The streaming revolution promised democratisation but delivered fragmentation. It opened the floodgates of access yet drowned artistic coherence in data. To mourn the album is to recognise what has been lost: an art form that once demanded patience, immersion and intention. In it’s place stands an algorithmic soundscape optimised for sameness and speed.

Streaming has not evolved the album – it has erased it, leaving behind only echoes of what artistry once meant in music. And yet, in these echoes, a quiet resistance persists. Independent musicians and vinyl revivalists continue to champion the long-form experience, crafting records that reject algorithmic logic in favour of storytelling and cohesion. These projects may never dominate the charts or playlists, but they carry symbolic weight – a reminder that depth can still exist within the noise.

Ironically, the very technology that dismantled the album also preserves it’s memory. Archival playlists, anniversary reissues and algorithmic “classic album” recommendation keep the format alive as a cultural heritage rather than living practice. The album’s afterlife is one of remembrance – a digital museum exhibit visited by those seeking connection in an age of constant distraction.
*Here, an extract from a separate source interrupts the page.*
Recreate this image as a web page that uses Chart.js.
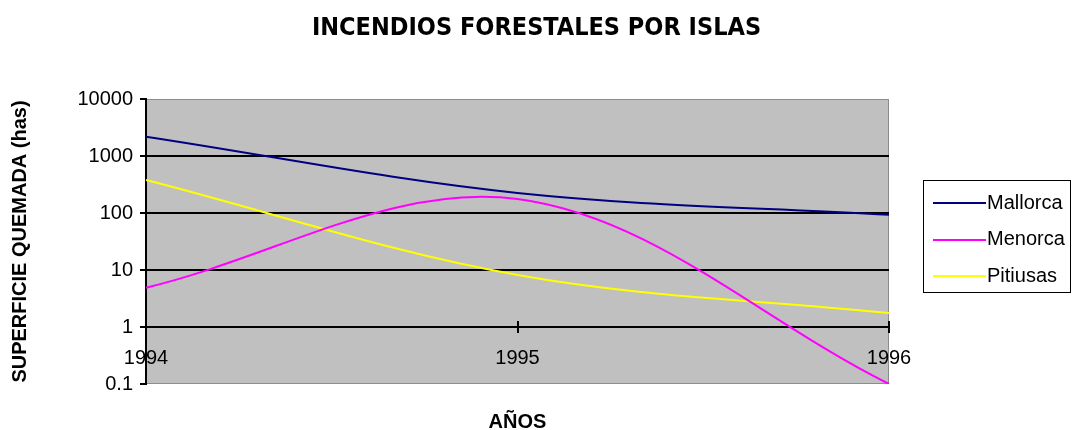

The album survives not because it is everywhere, but because it resists – a symbol of purpose in a time of endless scrolling.

Perhaps the albums true legacy lies not in it’s survival, but in it’s influence. Even within fragmented platforms, artists borrow the language of albums – sequencing singles into “eras”, crafting visuals that evoke concept records and framing short projects as cohesive statements. The album’s spirit lingers as a blueprint for meaning in music, reminding both creators and listeners that art, at it’s best, is more than a collection of data points. It is an experience – one that asks us to listen and not just hear.